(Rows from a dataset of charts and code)
━━━
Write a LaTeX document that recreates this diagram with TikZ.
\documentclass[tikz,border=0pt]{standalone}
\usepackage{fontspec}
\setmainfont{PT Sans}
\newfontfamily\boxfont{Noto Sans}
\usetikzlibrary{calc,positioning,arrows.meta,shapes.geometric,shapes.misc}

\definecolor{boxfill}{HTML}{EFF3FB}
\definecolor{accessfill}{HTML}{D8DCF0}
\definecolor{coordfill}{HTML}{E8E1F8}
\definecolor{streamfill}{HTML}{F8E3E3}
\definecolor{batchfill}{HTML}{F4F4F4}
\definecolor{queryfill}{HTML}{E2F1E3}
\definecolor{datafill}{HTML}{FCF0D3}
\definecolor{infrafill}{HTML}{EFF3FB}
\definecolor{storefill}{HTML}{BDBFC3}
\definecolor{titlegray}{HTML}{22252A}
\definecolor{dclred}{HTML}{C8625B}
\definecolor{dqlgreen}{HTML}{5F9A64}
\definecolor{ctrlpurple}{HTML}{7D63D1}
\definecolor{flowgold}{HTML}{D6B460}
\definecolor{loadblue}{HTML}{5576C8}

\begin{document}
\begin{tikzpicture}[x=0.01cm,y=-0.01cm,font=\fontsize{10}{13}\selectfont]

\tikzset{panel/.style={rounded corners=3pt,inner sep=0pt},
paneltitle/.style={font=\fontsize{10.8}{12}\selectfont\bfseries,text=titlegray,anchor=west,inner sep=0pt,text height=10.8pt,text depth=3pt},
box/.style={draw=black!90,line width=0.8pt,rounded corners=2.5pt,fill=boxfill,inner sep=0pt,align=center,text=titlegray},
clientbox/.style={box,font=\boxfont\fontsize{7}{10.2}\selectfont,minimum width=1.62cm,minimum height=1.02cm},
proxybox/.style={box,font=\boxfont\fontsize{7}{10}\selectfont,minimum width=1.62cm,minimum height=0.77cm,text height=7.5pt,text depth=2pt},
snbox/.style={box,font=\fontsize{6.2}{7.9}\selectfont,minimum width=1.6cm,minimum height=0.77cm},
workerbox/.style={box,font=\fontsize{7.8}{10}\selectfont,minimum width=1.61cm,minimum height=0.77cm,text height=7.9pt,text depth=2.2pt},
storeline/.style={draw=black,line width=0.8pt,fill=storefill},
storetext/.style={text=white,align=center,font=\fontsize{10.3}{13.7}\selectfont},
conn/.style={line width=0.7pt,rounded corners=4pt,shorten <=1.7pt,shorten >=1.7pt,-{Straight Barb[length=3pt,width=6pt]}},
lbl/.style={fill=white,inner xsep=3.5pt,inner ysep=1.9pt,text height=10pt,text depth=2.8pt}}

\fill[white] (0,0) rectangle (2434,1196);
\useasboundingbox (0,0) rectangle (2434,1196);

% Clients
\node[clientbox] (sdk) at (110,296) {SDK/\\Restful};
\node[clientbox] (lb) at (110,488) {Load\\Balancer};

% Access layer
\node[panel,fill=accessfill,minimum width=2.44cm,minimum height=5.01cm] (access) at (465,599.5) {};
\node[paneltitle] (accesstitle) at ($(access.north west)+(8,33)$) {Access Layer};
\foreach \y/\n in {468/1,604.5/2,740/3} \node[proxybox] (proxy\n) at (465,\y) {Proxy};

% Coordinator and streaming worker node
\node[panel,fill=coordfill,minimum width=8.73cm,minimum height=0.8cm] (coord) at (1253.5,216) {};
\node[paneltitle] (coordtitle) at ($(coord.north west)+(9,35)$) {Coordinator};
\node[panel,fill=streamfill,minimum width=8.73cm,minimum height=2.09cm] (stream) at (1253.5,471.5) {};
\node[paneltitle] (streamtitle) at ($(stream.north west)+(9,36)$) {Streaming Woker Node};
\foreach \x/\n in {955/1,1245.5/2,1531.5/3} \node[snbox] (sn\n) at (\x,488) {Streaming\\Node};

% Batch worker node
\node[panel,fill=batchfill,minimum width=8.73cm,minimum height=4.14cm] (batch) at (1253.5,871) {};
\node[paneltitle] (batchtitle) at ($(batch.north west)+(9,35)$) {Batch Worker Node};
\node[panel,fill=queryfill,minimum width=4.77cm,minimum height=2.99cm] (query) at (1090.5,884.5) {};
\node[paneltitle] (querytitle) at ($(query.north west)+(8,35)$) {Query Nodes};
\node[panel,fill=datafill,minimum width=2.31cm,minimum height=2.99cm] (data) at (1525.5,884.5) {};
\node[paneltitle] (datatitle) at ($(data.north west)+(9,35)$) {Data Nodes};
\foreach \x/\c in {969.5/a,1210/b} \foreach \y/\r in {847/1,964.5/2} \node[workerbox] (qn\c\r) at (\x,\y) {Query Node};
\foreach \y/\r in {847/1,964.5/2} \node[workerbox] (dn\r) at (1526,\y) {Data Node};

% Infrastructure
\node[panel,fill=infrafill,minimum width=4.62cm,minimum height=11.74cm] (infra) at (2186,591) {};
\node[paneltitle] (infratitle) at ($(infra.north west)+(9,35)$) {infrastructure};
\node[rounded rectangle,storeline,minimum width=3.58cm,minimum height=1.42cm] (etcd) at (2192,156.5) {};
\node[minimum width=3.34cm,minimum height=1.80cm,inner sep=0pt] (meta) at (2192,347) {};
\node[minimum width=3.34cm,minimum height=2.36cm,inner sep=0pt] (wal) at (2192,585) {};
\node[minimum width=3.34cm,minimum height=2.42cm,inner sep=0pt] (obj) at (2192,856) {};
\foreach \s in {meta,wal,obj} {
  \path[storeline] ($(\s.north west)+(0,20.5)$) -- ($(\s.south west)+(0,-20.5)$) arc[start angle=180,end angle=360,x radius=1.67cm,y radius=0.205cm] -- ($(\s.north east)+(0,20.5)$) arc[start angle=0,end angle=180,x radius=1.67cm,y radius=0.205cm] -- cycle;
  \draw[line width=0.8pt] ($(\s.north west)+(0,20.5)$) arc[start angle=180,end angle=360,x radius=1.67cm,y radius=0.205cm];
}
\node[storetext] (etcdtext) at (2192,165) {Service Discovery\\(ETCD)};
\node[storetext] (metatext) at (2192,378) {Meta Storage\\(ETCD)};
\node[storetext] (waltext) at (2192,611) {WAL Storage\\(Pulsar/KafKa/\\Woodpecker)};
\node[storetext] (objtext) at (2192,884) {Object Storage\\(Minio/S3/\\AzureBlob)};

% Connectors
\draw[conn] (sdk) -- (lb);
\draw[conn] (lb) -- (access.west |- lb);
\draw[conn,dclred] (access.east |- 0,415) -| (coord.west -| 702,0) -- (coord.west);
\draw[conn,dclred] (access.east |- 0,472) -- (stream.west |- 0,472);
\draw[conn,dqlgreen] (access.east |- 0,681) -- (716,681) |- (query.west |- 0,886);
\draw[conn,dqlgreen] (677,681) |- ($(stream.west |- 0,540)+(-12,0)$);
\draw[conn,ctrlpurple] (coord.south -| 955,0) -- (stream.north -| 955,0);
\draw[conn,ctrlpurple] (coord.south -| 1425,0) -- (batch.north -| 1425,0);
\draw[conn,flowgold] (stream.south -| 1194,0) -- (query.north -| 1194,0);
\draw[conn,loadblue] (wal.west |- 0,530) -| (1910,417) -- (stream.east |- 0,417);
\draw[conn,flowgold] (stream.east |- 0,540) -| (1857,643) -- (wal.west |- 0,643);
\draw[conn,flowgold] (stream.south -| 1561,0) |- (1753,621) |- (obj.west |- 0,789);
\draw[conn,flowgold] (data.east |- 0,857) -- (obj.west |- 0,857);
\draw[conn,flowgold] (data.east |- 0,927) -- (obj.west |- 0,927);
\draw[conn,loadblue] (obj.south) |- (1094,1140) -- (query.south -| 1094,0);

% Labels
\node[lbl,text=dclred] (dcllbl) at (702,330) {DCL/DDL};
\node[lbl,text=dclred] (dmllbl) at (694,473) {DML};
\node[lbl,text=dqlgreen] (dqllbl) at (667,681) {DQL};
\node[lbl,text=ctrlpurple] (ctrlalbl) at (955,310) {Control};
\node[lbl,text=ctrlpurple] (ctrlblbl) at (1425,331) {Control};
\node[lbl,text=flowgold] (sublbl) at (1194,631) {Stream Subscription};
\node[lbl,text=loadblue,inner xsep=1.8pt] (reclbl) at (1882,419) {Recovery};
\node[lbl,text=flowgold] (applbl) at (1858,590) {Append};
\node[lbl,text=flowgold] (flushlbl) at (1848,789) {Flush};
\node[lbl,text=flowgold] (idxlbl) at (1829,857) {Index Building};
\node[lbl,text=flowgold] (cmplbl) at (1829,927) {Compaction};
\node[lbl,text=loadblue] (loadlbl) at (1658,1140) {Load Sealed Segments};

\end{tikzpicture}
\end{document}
━━━
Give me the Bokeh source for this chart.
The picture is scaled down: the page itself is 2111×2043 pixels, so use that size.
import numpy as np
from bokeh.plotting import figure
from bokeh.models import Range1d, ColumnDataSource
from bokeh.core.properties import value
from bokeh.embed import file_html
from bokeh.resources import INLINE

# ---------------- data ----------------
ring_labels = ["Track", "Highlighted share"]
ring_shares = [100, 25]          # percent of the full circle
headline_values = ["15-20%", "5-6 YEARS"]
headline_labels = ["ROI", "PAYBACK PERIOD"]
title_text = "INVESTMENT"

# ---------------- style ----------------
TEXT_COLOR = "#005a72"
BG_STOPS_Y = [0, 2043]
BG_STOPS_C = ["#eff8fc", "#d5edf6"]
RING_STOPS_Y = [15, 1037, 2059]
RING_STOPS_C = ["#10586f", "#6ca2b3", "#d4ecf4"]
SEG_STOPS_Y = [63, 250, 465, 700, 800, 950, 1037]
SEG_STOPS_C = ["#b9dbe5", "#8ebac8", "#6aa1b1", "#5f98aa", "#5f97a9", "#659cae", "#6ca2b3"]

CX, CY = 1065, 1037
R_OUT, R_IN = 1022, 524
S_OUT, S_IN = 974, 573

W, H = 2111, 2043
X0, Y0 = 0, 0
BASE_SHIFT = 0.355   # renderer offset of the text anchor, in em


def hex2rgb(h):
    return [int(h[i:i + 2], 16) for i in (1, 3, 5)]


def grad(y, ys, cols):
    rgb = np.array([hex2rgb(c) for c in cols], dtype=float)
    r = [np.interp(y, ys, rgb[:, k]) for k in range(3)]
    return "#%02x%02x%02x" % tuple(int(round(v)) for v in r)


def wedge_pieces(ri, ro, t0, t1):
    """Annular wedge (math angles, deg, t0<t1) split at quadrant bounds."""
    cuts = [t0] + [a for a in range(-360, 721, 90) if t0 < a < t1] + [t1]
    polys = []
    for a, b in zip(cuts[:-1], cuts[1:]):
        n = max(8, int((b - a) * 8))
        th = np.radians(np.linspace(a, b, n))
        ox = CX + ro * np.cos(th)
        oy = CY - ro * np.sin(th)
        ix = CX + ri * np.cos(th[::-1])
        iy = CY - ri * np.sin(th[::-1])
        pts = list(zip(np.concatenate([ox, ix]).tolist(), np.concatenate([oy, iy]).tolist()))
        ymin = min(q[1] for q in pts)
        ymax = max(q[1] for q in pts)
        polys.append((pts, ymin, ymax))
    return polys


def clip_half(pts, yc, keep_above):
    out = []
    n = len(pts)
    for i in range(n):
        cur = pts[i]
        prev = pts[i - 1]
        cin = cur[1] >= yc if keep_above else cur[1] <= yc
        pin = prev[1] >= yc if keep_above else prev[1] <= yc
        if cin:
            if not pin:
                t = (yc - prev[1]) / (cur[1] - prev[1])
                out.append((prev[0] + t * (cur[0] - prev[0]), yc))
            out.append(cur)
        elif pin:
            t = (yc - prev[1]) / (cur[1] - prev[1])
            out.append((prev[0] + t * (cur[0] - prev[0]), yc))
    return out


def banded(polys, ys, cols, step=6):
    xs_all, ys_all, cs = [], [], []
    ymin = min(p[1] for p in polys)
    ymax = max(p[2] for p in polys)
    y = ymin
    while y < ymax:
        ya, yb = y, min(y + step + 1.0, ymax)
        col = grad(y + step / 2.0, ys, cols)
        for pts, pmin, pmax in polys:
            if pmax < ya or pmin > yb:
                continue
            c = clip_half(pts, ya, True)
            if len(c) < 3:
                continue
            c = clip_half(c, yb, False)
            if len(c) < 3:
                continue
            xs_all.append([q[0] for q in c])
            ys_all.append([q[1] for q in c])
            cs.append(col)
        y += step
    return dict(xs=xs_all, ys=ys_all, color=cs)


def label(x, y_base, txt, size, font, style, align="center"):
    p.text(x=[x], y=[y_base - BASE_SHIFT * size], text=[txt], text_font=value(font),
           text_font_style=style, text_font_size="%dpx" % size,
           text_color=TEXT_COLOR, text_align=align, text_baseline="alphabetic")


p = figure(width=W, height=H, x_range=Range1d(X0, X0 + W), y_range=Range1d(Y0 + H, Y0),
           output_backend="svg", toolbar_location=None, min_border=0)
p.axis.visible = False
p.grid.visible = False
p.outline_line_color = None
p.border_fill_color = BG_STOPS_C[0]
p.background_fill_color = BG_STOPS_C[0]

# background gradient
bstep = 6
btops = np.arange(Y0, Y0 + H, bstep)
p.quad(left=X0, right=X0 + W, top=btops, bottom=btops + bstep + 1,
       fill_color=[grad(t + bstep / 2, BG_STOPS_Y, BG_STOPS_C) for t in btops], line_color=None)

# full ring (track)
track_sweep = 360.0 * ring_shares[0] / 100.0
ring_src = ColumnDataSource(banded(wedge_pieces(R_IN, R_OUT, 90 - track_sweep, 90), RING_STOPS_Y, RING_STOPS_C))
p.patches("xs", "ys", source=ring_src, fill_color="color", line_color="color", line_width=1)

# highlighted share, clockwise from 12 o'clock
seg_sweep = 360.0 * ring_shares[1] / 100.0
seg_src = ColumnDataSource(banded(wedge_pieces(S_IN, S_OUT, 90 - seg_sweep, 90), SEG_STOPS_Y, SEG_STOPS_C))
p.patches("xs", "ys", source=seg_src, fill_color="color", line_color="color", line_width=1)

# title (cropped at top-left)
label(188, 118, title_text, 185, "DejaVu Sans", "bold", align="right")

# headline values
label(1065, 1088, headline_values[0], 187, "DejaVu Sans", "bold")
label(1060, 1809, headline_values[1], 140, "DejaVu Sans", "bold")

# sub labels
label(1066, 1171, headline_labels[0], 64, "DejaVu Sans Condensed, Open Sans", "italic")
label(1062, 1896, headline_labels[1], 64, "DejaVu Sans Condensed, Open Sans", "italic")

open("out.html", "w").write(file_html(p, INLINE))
━━━
- **EXERCISE TASK**:
Every line of the listing that holds "this" is to be counted; give only the resulting number.

- **RIGHT ANSWER**:
2